Hikâyenin ilk 1 saati biraz yavaş ilerliyor olayların gelişmesi açısından (ve benzeri filmlerle kıyaslandığında) ama sonradan toparlıyor. Filmin bir diğer eksiği de iki kardeşin yanına sığınan kadının geçirdiği dönüşümün gerçekçi bir şekilde anlatılamaması; anlaşılan bu karakterin değişerek hikâyedeki gelişmelerin önemli bir faktörü ve kadın gücünün sembolü olmasının sağladığı çekicilikle yetinmeyi tercih etmiş senaryo. Bunun yanında, daha önemli bir sıkıntısı daha var hikâyenin; bir yandan kadının belirleyiciliğinin ve gücünün altı çizilirken, öte yandan -ve finaldeki çözüm dikkate alınırsa- erkeğin asıl karar vericiliği vurgulanıyor ister istemez. İki kardeş arasındaki bağlılık, sevgi ve güvenin sonuçta erkeği ikna etme ve onun iktidar duygusunu ve gururunu okşama üzerinden egemenliğinin tanınmasına dönüşmesi hikâyenin “feminist” söylemi ile çelişiyor. Oysa etkileyici bir “el bırakma” sahnesinin üzerine gidilebilse ve hikâye o doğrultuda ilerlese filmin lehine ciddi bir seçim yapılmış olurdu.

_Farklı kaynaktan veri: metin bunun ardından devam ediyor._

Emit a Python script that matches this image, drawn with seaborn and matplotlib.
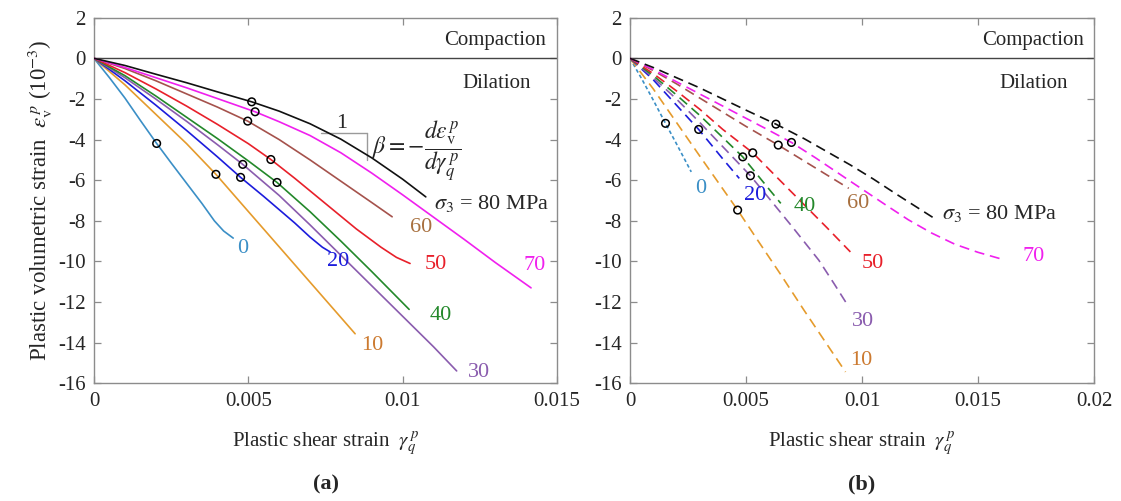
import numpy as np
import pandas as pd
import matplotlib
matplotlib.use("Agg")
import matplotlib.pyplot as plt
import seaborn as sns

# ---------------- data: panel (a) ----------------
a0_x = [0, 0.0005, 0.001, 0.0015, 0.00203, 0.0025, 0.003, 0.0035, 0.0039, 0.0042, 0.00451]
a0_y = [0, -0.95, -1.95, -3.05, -4.19, -5.15, -6.15, -7.15, -8.0, -8.5, -8.85]
a10_x = [0, 0.001, 0.002, 0.003, 0.00395, 0.005, 0.006, 0.007, 0.008, 0.00846]
a10_y = [0, -1.3, -2.75, -4.2, -5.71, -7.54, -9.28, -11.02, -12.76, -13.56]
a20_x = [0, 0.001, 0.002, 0.003, 0.004, 0.00475, 0.0055, 0.006, 0.0065, 0.007, 0.0074, 0.00765]
a20_y = [0, -1.1, -2.3, -3.55, -4.85, -5.86, -6.8, -7.45, -8.1, -8.8, -9.3, -9.53]
a30_x = [0, 0.001, 0.002, 0.003, 0.004, 0.00482, 0.006, 0.007, 0.008, 0.009, 0.010, 0.011, 0.01175]
a30_y = [0, -0.95, -2.0, -3.1, -4.25, -5.22, -6.75, -8.2, -9.7, -11.2, -12.7, -14.2, -15.39]
a40_x = [0, 0.001, 0.002, 0.003, 0.004, 0.005, 0.00593, 0.007, 0.008, 0.009, 0.01021]
a40_y = [0, -0.85, -1.85, -2.9, -3.95, -5.05, -6.11, -7.55, -9.0, -10.5, -12.36]
a50_x = [0, 0.001, 0.002, 0.003, 0.004, 0.005, 0.00573, 0.0065, 0.0075, 0.0085, 0.0093, 0.0098, 0.01024]
a50_y = [0, -0.7, -1.5, -2.35, -3.25, -4.2, -4.98, -5.9, -7.15, -8.4, -9.3, -9.8, -10.1]
a60_x = [0, 0.001, 0.002, 0.003, 0.004, 0.00498, 0.006, 0.007, 0.008, 0.009, 0.00966]
a60_y = [0, -0.5, -1.1, -1.75, -2.4, -3.09, -4.0, -5.0, -6.05, -7.1, -7.8]
a70_x = [0, 0.001, 0.002, 0.003, 0.004, 0.00522, 0.006, 0.007, 0.008, 0.009, 0.010, 0.011, 0.012, 0.013, 0.01416]
a70_y = [0, -0.45, -0.95, -1.45, -1.98, -2.63, -3.12, -3.8, -4.65, -5.65, -6.72, -7.82, -8.92, -10.05, -11.3]
a80_x = [0, 0.001, 0.002, 0.003, 0.004, 0.00511, 0.006, 0.007, 0.008, 0.009, 0.010, 0.01075]
a80_y = [0, -0.35, -0.78, -1.2, -1.65, -2.14, -2.6, -3.22, -3.98, -4.9, -5.95, -6.82]

# circled points (a)
a_mark_x = [0.00203, 0.00395, 0.00475, 0.00482, 0.00593, 0.00573, 0.00498, 0.00522, 0.00511]
a_mark_y = [-4.19, -5.71, -5.86, -5.22, -6.11, -4.98, -3.09, -2.63, -2.14]

# ---------------- data: panel (b) ----------------
b0_x = [0, 0.0005, 0.001, 0.00153, 0.002, 0.00264]
b0_y = [0, -1.0, -2.05, -3.2, -4.2, -5.59]
b10_x = [0, 0.001, 0.002, 0.003, 0.00464, 0.0055, 0.0065, 0.0075, 0.0085, 0.00929]
b10_y = [0, -1.5, -3.15, -4.8, -7.47, -8.95, -10.65, -12.4, -14.1, -15.44]
b20_x = [0, 0.001, 0.002, 0.00296, 0.0035, 0.004, 0.00471]
b20_y = [0, -1.05, -2.3, -3.5, -4.25, -4.95, -5.91]
b30_x = [0, 0.001, 0.002, 0.003, 0.004, 0.00519, 0.006, 0.007, 0.00814, 0.0088, 0.00943]
b30_y = [0, -0.95, -2.0, -3.15, -4.35, -5.78, -6.9, -8.3, -9.94, -11.1, -12.24]
b40_x = [0, 0.001, 0.002, 0.003, 0.004, 0.00486, 0.0055, 0.006, 0.0065]
b40_y = [0, -0.85, -1.8, -2.8, -3.9, -4.85, -5.75, -6.45, -7.14]
b50_x = [0, 0.001, 0.002, 0.003, 0.004, 0.00529, 0.0065, 0.0075, 0.0085, 0.0095]
b50_y = [0, -0.75, -1.6, -2.5, -3.5, -4.65, -6.05, -7.2, -8.35, -9.53]
b60_x = [0, 0.001, 0.002, 0.003, 0.004, 0.005, 0.00639, 0.0075, 0.0085, 0.00943]
b60_y = [0, -0.6, -1.25, -1.95, -2.65, -3.35, -4.27, -5.05, -5.75, -6.4]
b70_x = [0, 0.001, 0.002, 0.003, 0.004, 0.005, 0.006, 0.00696, 0.008, 0.00943, 0.011, 0.012, 0.013, 0.014, 0.015, 0.01607]
b70_y = [0, -0.55, -1.15, -1.75, -2.35, -2.95, -3.55, -4.14, -4.9, -6.0, -7.2, -7.95, -8.6, -9.15, -9.55, -9.9]
b80_x = [0, 0.001, 0.002, 0.003, 0.004, 0.005, 0.00629, 0.0075, 0.0085, 0.0095, 0.0105, 0.0115, 0.01312]
b80_y = [0, -0.45, -0.95, -1.45, -2.0, -2.55, -3.24, -3.95, -4.6, -5.25, -5.95, -6.7, -7.88]

b_mark_x = [0.00153, 0.00464, 0.00296, 0.00519, 0.00486, 0.00529, 0.00639, 0.00696, 0.00629]
b_mark_y = [-3.2, -7.47, -3.5, -5.78, -4.85, -4.65, -4.27, -4.14, -3.24]

series_names = ["0", "10", "20", "30", "40", "50", "60", "70", "80"]
colors = ["#3b8fc6", "#e59b2c", "#1c1cdc", "#8a5cae", "#23882a", "#e8202a", "#a5524c", "#f020ee", "#111111"]
label_colors = ["#3b8fc6", "#cc7a30", "#1c1cdc", "#8a5cae", "#23882a", "#e8202a", "#a8703f", "#f020ee", "#111111"]

a_label_x = [0.00464, 0.00867, 0.00754, 0.01213, 0.01088, 0.01072, 0.01024, 0.01391]
a_label_y = [-9.36, -14.12, -10.02, -15.49, -12.64, -10.15, -8.33, -10.18]
b_label_x = [0.00279, 0.0095, 0.00493, 0.00955, 0.00707, 0.0100, 0.00936, 0.01693]
b_label_y = [-6.4, -14.86, -6.73, -12.98, -7.31, -10.1, -7.14, -9.77]

a_series = [(a0_x, a0_y), (a10_x, a10_y), (a20_x, a20_y), (a30_x, a30_y), (a40_x, a40_y),
            (a50_x, a50_y), (a60_x, a60_y), (a70_x, a70_y), (a80_x, a80_y)]
b_series = [(b0_x, b0_y), (b10_x, b10_y), (b20_x, b20_y), (b30_x, b30_y), (b40_x, b40_y),
            (b50_x, b50_y), (b60_x, b60_y), (b70_x, b70_y), (b80_x, b80_y)]

yticks = [2, 0, -2, -4, -6, -8, -10, -12, -14, -16]
a_xticks = [0, 0.005, 0.01, 0.015]
a_xticklabels = ["0", "0.005", "0.01", "0.015"]
b_xticks = [0, 0.005, 0.01, 0.015, 0.02]
b_xticklabels = ["0", "0.005", "0.01", "0.015", "0.02"]

# ---------------- style ----------------
sns.set_style("ticks")
plt.rcParams["font.family"] = ["Liberation Serif", "DejaVu Serif"]
plt.rcParams["mathtext.fontset"] = "stix"
plt.rcParams["axes.unicode_minus"] = False

FS = 15
spine_col = "#8c8c8c"

fig = plt.figure(figsize=(11.21, 5.01), dpi=100)
ax1 = fig.add_axes([0.08385, 0.2349, 0.4130, 0.7297])
ax2 = fig.add_axes([0.5620, 0.2349, 0.4139, 0.7297])


def draw(ax, series, marks_x, marks_y, lab_x, lab_y, dashed):
    for i, (xs, ys) in enumerate(series):
        df = pd.DataFrame({"x": xs, "y": ys})
        if dashed:
            ls = (0, (2.2, 1.6)) if i == 0 else (0, (6, 3.5))
        else:
            ls = "-"
        sns.lineplot(data=df, x="x", y="y", ax=ax, color=colors[i], linewidth=1.2,
                     linestyle=ls, estimator=None, sort=False, zorder=3)
    mdf = pd.DataFrame({"x": marks_x, "y": marks_y})
    sns.scatterplot(data=mdf, x="x", y="y", ax=ax, marker="o", s=30,
                    facecolors="none", edgecolor="black", linewidth=1.1, zorder=5)
    for i in range(8):
        ax.text(lab_x[i], lab_y[i], series_names[i], color=label_colors[i],
                fontsize=FS + 1, ha="left", va="center", zorder=6)
    ax.axhline(0, color="#444444", linewidth=1.0, zorder=2)
    ax.set_ylim(-16, 2)
    ax.set_yticks(yticks)
    ax.set_yticklabels([str(v) for v in yticks], fontsize=FS)
    for sp in ax.spines.values():
        sp.set_color(spine_col)
        sp.set_linewidth(1.0)
        sp.set_visible(True)
    ax.tick_params(direction="in", top=True, right=True, length=5, width=0.9,
                   color=spine_col, labelsize=FS, pad=6)
    ax.set_xlabel(r"Plastic shear strain  $\gamma_q^{\,p}$", fontsize=FS, labelpad=14)
    ax.set_ylabel("")


draw(ax1, a_series, a_mark_x, a_mark_y, a_label_x, a_label_y, dashed=False)
draw(ax2, b_series, b_mark_x, b_mark_y, b_label_x, b_label_y, dashed=True)

ax1.set_xlim(0, 0.015)
ax1.set_xticks(a_xticks)
ax1.set_xticklabels(a_xticklabels, fontsize=FS)
ax2.set_xlim(0, 0.02)
ax2.set_xticks(b_xticks)
ax2.set_xticklabels(b_xticklabels, fontsize=FS)

ax1.set_ylabel(r"Plastic volumetric strain  $\varepsilon_\mathrm{v}^{\,p}$ (10$^{-3}$)", fontsize=16.5, labelpad=2)

# region annotations
ax1.text(0.01466, 0.87, "Compaction", fontsize=FS, ha="right", va="center")
ax1.text(0.01304, -1.23, "Dilation", fontsize=FS, ha="center", va="center")
ax2.text(0.01957, 0.87, "Compaction", fontsize=FS, ha="right", va="center")
ax2.text(0.01739, -1.23, "Dilation", fontsize=FS, ha="center", va="center")

# sigma3 labels
ax1.text(0.0110, -7.15, r"$\sigma_3$ = 80 MPa", fontsize=FS + 1, ha="left", va="center")
ax2.text(0.01343, -7.64, r"$\sigma_3$ = 80 MPa", fontsize=FS + 1, ha="left", va="center")

# slope triangle and beta definition (panel a)
ax1.plot([0.00735, 0.00883], [-3.69, -3.69], color="#9a9a9a", linewidth=1.0, zorder=2)
ax1.plot([0.00883, 0.00883], [-3.69, -5.01], color="#9a9a9a", linewidth=1.0, zorder=2)
ax1.text(0.00802, -3.2, "1", fontsize=FS + 1, ha="center", va="center")
ax1.text(0.00902, -4.6,
         r"$\beta = -\dfrac{d\varepsilon_\mathrm{v}^{\,p}}{d\gamma_q^{\,p}}$",
         fontsize=FS + 2, ha="left", va="center")

# sub-captions
fig.text(0.2904, 0.032, "(a)", fontsize=FS + 1, fontweight="bold", ha="center", va="center")
fig.text(0.7690, 0.032, "(b)", fontsize=FS + 1, fontweight="bold", ha="center", va="center")

fig.savefig("out.png", dpi=100, facecolor="white")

1970’lerin sinemasına ve aslında tüm Hint sinemasına özgü olarak kameranın genelde hareketli olduğu ve zumlara bolca yer verildiği filmde, ilk yönetmenlik çalışmasında J. Mahendran’a oldukça yardımcı olduğu söylenen Balu Mahendra’nın görüntü çalışması da hayli başarılı. İçerdiği tüm melodram ve müzikal bölümlerine rağmen yine de ve yönetmenin arzuladığı bir şekilde dönemin popüler filmlerine göre çok daha ciddi bir hikâyesi ve dili olan filmi kaynak romandan bu hassasiyetleri gözeterek uyarlamış Mahendran ve kitaptan uzaklaşmış epeyce. Belki de bu nedenle başta seyirciden çok ilgi görmeyen film birkaç hafta sonra ve ağızdan ağıza yayılan övgüler sonucu bir seyirci patlaması yaşamış. Dönemin ortalama filmlerinden farklılığı ile Tamil sinemasının önemli kilometre taşlarından biri olarak da kabul edilen yapıt görülmeyi hak eden bir çalışma.